Put bluntly, natural gas is now half the price of Appalachian coal. It may have happened during the current presidential administration and it may have some effect on the goals of the EPA, but it clearly came about due to the market forces of business. Carbon emissions are down nearly 8% since 2006, partly due to less driving but mostly to less coal use for power generation. Natural gas is cleaner to burn as a fuel, it generates electricity with twice the efficiency, it is not as destructive to the environment to produce (some differ on this) and the safety records of the production fields don’t seem to match the coals industry records. Is it any wonder that coal production is declining?
Today, coal generates just 34% of our electricity, down from 50% just four years ago. In the future, that rate will go down. As President Obama said as he was campaigning, “You can build a coal fired generating plant if you want but…” and the real economic wizards have already realized that they WILL go bankrupt in doing so. So they have not built the coal fired plants. Converting from coal to gas has appeared to be the more economical way to go.

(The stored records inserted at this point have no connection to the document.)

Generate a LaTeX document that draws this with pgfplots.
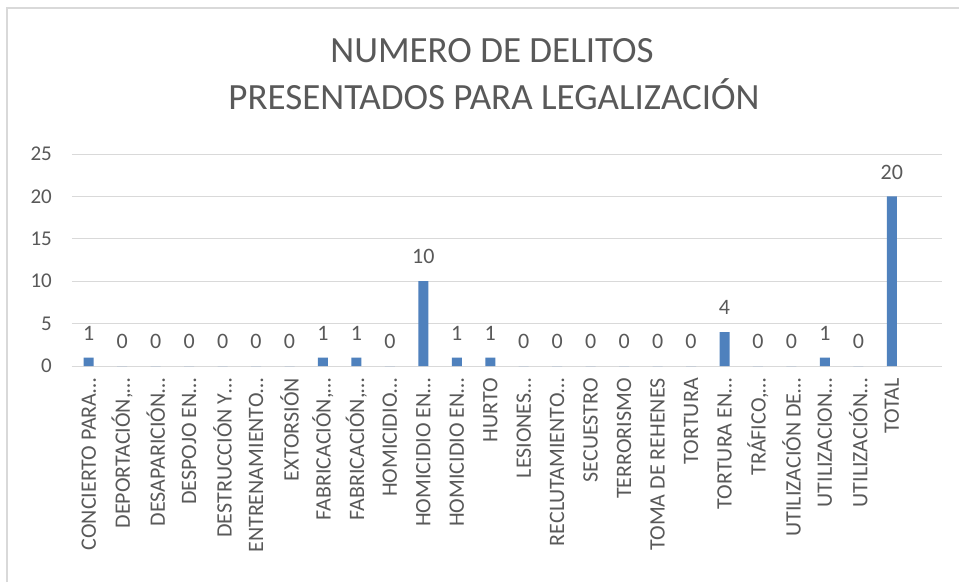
\documentclass[border=0pt]{standalone}
\usepackage{pgfplots}
\pgfplotsset{compat=1.18}
\usepackage{fontspec}
\setmainfont{Carlito}
\definecolor{txt}{HTML}{595959}
\definecolor{gridc}{HTML}{D9D9D9}
\definecolor{barc}{HTML}{4F81BD}
\begin{document}
\begin{tikzpicture}[x=1pt,y=1pt]
\useasboundingbox (0,0) rectangle (959,582);
\fill[white] (0,0) rectangle (959,582);
\draw[gridc, line width=1.5pt] (7,0) -- (7,574) -- (959,574);
\node[txt, font=\fontsize{37}{44}\selectfont, anchor=base, inner sep=0] at (492,519) {NUMERO DE DELITOS};
\node[txt, font=\fontsize{37}{44}\selectfont, anchor=base, inner sep=0] at (494,472) {PRESENTADOS PARA LEGALIZACIÓN};
\begin{axis}[
  at={(72pt,216pt)}, anchor=south west,
  scale only axis, width=870pt, height=212pt,
  xmin=-0.5, xmax=25.5, ymin=0, ymax=25,
  enlargelimits=false,
  ytick={0,5,10,15,20,25},
  ymajorgrids, grid style={gridc, line width=1pt},
  axis x line*=bottom, axis y line*=left,
  y axis line style={draw=none},
  x axis line style={gridc, line width=1pt, -},
  major tick length=0pt, tick style={draw=none},
  ybar, bar width=10pt,
  xtick={0,...,24},
  xticklabels={CONCIERTO PARA…,{DEPORTACIÓN,…},DESAPARICIÓN…,DESPOJO EN…,DESTRUCCIÓN Y…,ENTRENAMIENTO…,EXTORSIÓN,{FABRICACIÓN,…},{FABRICACIÓN,…},HOMICIDIO…,HOMICIDIO EN…,HOMICIDIO EN…,HURTO,LESIONES…,RECLUTAMIENTO…,SECUESTRO,TERRORISMO,TOMA DE REHENES,TORTURA,TORTURA EN…,{TRÁFICO,…},UTILIZACIÓN DE…,UTILIZACION…,UTILIZACIÓN…,TOTAL},
  xticklabel style={yshift=-12pt, rotate=90, anchor=east, inner sep=0pt, font=\fontsize{22}{26}\selectfont, text=txt},
  yticklabel style={xshift=-20pt, anchor=east, inner sep=0pt, font=\fontsize{21}{25}\selectfont, text=txt},
  /pgf/number format/assume math mode=true,
  nodes near coords,
  every node near coord/.append style={font=\fontsize{22}{26}\selectfont, text=txt, anchor=south, inner sep=0pt, yshift=17pt},
]
\addplot[fill=barc, draw=none] coordinates {
(0,1) (1,0) (2,0) (3,0) (4,0) (5,0) (6,0) (7,1) (8,1) (9,0) (10,10) (11,1) (12,1)
(13,0) (14,0) (15,0) (16,0) (17,0) (18,0) (19,4) (20,0) (21,0) (22,1) (23,0) (24,20)};
\end{axis}
\end{tikzpicture}
\end{document}
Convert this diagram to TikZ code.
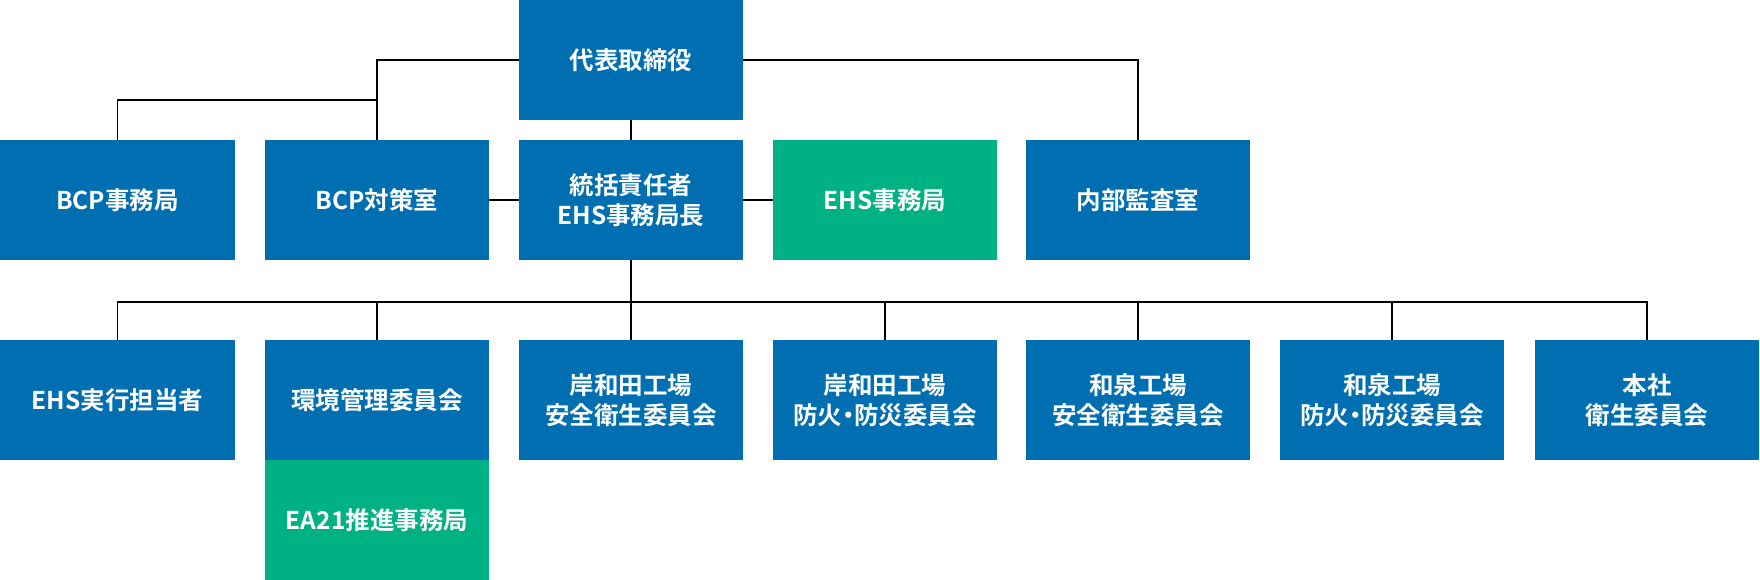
\documentclass[tikz,border=0pt]{standalone}
\usepackage{fontspec}
\setmainfont{Noto Sans CJK JP}[BoldFont={Noto Sans CJK JP Bold}]
\definecolor{orgblue}{HTML}{006FB2}
\definecolor{orggreen}{HTML}{00B184}
\newcommand\nakaguro{{\addfontfeature{RawFeature=+palt}・}}
\begin{document}
\begin{tikzpicture}[x=1pt, y=-1pt,
    box/.style={fill=orgblue, text=white, minimum width=224pt, minimum height=120pt,
      inner sep=0pt, align=center, font=\bfseries\fontsize{24.5}{30}\selectfont},
    gbox/.style={box, fill=orggreen},
    link/.style={line width=1.6pt}]
        \def\rowa{200}
        \def\rowb{400}
        \def\bus{302}

        \useasboundingbox (0,0) rectangle (1760,580);

        % top
        \node [box] (ceo) at (631,60) {代表取締役};

        % first row
        \node [box, minimum width=235pt] (bcpo) at (117.5,\rowa) {BCP事務局};
        \node [box] (bcpr) at (377,\rowa) {BCP対策室};
        \node [box] (resp) at (631,\rowa) {統括責任者\\EHS事務局長};
        \node [gbox] (ehso) at (885,\rowa) {EHS事務局};
        \node [box] (audit) at (1138,\rowa) {内部監査室};

        % second row
        \node [box, minimum width=235pt] (exec) at (117.5,\rowb) {EHS実行担当者};
        \node [box] (envc) at (377,\rowb) {環境管理委員会};
        \node [gbox] (ea21) at (377,520) {EA21推進事務局};
        \node [box] (kssc) at (631,\rowb) {岸和田工場\\安全衛生委員会};
        \node [box] (kfpc) at (885,\rowb) {岸和田工場\\防火\nakaguro 防災委員会};
        \node [box] (issc) at (1138,\rowb) {和泉工場\\安全衛生委員会};
        \node [box] (ifpc) at (1392,\rowb) {和泉工場\\防火\nakaguro 防災委員会};
        \node [box] (hqhc) at (1647,\rowb) {本社\\衛生委員会};

        \coordinate (split) at (377,100);
        \coordinate (hub) at (631,\bus);

        \draw [link] (ceo.west) -| (bcpr.north);
        \draw [link] (bcpo.north) |- (split);
        \draw [link] (ceo.east) -| (audit.north);
        \draw [link] (ceo) -- (resp);
        \draw [link] (bcpr) -- (resp);
        \draw [link] (resp) -- (ehso);
        \draw [link] (resp.south) -- (hub);
        \foreach \n in {exec,envc,kssc,kfpc,issc,ifpc,hqhc}
          \draw [link] (\n.north) |- (hub);
      \end{tikzpicture}
\end{document}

Daniel’s piece concern’s itself with the effect that this decline in coal has had on the railroad industry and how the individual railroads have adjusted to it. Sure, the hauling of coal is a high-margin business and any decline in volume will show up in the company’s bottom line, but the railroads are not whining about the loss of business or jobs. They seem to be rolling with flow and making do.
In Andy Barr’s case, the loss of coal jobs, in his district, or even the loss of rail jobs statewide would look to be minimal, in the worst case scenario. The possibility of more efficiently generated electricity, produced from locally drilled gas wells (yes, Eastern Kentucky is full of them) that may keep our utility rates low is a future hope, but the decline in coal demand is a reality of today.
Coal demand is not just down in Appalachia, the decline is occurring across the nation. The coal of the Powder River Basin, itself a threat to Appalachian coal due to sulfur content, has also seen a similar decline in mining. The problem for Barr and his coal mining supporters seems to stem from the long-term price contracts negotiated to protect the coal operators and not the miners themselves.
Indeed the drop in natural prices - roughly $12 per million BTUs in 2008 versus roughly $4 now - has some executives believing the situation will benefit not just particular companies and industries, but the economy as a whole.
Perhaps the Republicans and Barr in particular do not really understand the economy as a whole in the first place.